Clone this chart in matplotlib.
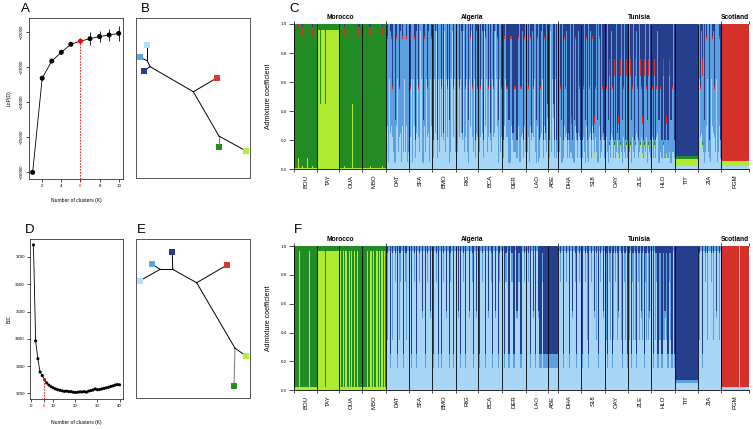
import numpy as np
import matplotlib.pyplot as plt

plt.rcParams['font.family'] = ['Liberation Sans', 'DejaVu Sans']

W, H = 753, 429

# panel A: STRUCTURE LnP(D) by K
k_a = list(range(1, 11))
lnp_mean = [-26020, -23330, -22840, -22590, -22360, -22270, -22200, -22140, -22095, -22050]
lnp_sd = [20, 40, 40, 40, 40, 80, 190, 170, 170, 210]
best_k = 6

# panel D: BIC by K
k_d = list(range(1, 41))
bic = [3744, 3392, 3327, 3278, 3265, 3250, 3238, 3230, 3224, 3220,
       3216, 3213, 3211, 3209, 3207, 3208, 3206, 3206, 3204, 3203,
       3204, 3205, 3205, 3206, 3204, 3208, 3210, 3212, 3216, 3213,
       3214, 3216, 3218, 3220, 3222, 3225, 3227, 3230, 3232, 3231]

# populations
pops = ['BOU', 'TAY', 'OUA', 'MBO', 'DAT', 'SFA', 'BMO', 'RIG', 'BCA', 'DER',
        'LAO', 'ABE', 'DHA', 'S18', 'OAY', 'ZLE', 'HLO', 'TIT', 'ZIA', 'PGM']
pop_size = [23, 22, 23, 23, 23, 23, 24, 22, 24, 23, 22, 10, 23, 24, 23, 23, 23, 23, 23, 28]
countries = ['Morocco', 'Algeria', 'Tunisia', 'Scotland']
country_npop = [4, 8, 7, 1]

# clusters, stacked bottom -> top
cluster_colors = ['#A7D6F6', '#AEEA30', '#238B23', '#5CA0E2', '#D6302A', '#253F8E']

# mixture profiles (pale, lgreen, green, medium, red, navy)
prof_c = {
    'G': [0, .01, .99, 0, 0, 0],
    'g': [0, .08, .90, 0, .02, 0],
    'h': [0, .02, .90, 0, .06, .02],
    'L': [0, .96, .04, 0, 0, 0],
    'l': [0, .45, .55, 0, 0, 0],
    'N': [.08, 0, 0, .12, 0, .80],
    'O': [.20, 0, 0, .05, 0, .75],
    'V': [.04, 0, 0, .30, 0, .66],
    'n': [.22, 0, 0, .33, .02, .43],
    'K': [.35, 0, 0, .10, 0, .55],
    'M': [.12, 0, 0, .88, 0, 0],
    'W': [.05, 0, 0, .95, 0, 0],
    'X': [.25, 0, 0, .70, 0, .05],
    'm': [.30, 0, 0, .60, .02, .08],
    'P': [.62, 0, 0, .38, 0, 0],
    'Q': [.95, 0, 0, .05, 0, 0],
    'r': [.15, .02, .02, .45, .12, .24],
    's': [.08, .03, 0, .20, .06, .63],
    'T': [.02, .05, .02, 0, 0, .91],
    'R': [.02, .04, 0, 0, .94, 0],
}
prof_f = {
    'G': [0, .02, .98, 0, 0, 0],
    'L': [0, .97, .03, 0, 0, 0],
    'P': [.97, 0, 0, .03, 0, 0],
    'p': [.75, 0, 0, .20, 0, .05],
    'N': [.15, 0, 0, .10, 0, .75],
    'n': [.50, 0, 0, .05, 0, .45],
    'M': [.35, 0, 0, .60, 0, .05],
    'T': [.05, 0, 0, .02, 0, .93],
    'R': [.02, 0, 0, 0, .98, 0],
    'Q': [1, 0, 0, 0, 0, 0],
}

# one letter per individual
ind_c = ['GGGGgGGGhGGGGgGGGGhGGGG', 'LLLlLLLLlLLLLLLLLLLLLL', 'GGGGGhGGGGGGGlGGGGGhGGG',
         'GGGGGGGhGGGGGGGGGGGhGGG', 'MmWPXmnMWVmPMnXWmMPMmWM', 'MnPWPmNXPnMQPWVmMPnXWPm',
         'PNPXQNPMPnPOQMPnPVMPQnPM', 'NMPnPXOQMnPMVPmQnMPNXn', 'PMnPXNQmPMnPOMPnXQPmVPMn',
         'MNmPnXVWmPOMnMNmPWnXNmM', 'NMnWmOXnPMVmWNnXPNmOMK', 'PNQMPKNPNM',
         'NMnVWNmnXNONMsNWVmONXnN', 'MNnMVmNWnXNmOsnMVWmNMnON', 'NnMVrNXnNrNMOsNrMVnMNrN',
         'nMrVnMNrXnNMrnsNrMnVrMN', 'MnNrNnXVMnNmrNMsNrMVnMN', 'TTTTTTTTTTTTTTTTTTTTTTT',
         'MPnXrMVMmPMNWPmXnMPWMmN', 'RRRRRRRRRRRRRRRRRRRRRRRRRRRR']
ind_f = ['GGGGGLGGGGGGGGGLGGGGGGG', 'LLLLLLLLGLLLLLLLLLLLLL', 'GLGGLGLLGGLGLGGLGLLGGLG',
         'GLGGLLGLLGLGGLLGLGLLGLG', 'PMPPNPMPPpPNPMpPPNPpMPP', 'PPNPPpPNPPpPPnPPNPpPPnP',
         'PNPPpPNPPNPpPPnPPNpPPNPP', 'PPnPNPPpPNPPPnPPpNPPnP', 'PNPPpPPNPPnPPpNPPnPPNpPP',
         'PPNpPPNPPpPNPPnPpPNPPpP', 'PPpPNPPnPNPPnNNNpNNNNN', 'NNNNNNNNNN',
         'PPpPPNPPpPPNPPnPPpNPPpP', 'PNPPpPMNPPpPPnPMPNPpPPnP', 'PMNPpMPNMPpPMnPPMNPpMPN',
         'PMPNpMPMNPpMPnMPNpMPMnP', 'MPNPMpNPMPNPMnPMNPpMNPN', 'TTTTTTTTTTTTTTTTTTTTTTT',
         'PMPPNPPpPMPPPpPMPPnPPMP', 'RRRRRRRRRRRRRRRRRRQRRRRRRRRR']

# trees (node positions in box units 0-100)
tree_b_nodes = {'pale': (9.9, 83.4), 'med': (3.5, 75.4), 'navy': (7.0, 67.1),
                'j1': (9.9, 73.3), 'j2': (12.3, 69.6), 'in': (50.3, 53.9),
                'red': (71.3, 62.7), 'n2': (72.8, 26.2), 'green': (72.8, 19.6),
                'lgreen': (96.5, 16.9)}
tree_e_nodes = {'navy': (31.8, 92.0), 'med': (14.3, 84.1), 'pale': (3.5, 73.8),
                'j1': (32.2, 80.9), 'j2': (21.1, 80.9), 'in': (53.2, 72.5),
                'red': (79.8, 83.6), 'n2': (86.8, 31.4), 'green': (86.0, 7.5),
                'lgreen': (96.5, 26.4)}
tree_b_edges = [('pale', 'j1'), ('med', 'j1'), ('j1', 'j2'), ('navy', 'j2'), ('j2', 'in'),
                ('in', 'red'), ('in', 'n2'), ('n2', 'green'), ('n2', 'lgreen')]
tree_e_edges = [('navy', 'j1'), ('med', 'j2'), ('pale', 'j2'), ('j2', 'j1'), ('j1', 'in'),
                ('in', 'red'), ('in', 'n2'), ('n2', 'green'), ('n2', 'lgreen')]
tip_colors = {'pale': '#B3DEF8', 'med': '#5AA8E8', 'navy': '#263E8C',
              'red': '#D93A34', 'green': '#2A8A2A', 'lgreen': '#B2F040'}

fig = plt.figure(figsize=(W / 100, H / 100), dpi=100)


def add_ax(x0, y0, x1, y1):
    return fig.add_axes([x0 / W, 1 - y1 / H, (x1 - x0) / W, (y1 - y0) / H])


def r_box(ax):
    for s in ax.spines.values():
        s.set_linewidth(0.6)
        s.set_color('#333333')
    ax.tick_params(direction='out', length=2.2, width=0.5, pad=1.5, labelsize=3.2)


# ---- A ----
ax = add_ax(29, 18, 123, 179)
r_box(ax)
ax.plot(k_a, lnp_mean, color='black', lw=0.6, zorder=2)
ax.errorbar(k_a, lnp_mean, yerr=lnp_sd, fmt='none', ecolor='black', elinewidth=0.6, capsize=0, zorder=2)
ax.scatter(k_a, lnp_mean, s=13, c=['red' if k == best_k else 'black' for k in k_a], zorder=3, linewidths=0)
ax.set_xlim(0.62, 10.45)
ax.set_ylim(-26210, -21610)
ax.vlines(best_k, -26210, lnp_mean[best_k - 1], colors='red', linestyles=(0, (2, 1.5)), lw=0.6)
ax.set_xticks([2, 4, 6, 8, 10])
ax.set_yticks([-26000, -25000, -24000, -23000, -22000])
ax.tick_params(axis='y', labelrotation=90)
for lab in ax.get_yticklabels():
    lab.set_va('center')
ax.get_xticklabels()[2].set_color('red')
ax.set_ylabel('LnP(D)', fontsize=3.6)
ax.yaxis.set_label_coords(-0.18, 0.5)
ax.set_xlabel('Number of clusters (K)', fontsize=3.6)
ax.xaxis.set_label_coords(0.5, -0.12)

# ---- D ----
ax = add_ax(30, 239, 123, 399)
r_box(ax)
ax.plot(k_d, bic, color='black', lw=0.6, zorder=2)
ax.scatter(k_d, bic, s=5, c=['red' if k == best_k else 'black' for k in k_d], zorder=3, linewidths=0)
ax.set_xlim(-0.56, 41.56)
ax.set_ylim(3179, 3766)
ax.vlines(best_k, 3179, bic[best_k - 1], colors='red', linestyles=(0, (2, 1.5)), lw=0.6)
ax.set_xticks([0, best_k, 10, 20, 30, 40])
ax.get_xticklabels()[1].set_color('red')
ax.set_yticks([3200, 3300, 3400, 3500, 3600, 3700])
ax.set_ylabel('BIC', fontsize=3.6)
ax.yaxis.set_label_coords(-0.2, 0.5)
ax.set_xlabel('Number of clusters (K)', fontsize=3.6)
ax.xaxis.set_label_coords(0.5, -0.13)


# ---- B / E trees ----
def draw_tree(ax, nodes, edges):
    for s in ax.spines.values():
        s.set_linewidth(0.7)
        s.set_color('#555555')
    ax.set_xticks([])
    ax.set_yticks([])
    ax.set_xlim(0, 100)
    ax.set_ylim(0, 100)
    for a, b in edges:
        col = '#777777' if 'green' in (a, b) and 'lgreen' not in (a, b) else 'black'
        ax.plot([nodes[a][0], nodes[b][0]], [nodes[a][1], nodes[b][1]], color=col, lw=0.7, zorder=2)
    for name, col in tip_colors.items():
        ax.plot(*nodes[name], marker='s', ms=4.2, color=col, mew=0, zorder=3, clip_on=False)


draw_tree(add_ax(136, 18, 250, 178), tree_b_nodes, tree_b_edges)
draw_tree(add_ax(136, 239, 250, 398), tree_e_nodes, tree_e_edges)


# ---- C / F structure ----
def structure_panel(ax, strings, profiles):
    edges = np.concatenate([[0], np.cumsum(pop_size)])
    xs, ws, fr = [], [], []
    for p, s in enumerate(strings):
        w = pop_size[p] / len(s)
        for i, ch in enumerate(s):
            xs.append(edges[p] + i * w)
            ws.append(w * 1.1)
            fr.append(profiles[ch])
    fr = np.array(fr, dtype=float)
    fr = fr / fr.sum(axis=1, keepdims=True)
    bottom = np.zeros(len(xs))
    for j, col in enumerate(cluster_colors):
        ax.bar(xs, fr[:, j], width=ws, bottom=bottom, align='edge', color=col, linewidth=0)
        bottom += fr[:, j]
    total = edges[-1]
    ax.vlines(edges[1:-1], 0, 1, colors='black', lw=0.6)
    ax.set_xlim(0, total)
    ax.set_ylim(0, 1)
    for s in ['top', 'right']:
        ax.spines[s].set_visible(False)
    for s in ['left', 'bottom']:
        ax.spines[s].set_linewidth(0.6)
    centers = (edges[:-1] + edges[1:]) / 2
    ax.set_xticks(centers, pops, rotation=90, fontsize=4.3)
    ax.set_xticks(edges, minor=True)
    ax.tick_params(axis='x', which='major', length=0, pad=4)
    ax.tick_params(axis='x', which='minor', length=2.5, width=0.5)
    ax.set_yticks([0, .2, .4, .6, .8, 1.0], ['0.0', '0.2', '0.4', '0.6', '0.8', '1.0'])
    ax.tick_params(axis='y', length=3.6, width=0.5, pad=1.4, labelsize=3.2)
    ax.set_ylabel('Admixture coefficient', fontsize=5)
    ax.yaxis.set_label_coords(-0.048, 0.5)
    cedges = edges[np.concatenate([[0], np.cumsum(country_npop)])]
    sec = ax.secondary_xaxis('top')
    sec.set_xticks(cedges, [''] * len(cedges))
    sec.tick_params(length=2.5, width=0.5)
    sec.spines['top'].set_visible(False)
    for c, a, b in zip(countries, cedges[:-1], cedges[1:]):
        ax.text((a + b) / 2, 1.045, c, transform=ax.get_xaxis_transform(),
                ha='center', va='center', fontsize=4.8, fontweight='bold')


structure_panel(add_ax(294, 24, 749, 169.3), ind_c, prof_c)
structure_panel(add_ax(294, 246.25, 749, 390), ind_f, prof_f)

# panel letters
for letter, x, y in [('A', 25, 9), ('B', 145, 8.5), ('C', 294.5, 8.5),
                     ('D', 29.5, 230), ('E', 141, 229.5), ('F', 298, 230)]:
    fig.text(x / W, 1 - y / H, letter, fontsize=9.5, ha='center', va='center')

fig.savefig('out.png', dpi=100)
|---|
Starting with the first line of the data above and ending with the line containing "W, H = 753, 429", please restate every line exactly, leaving images out.

Clone this chart in matplotlib.
import numpy as np
import matplotlib.pyplot as plt

plt.rcParams['font.family'] = ['Liberation Sans', 'DejaVu Sans']

W, H = 753, 429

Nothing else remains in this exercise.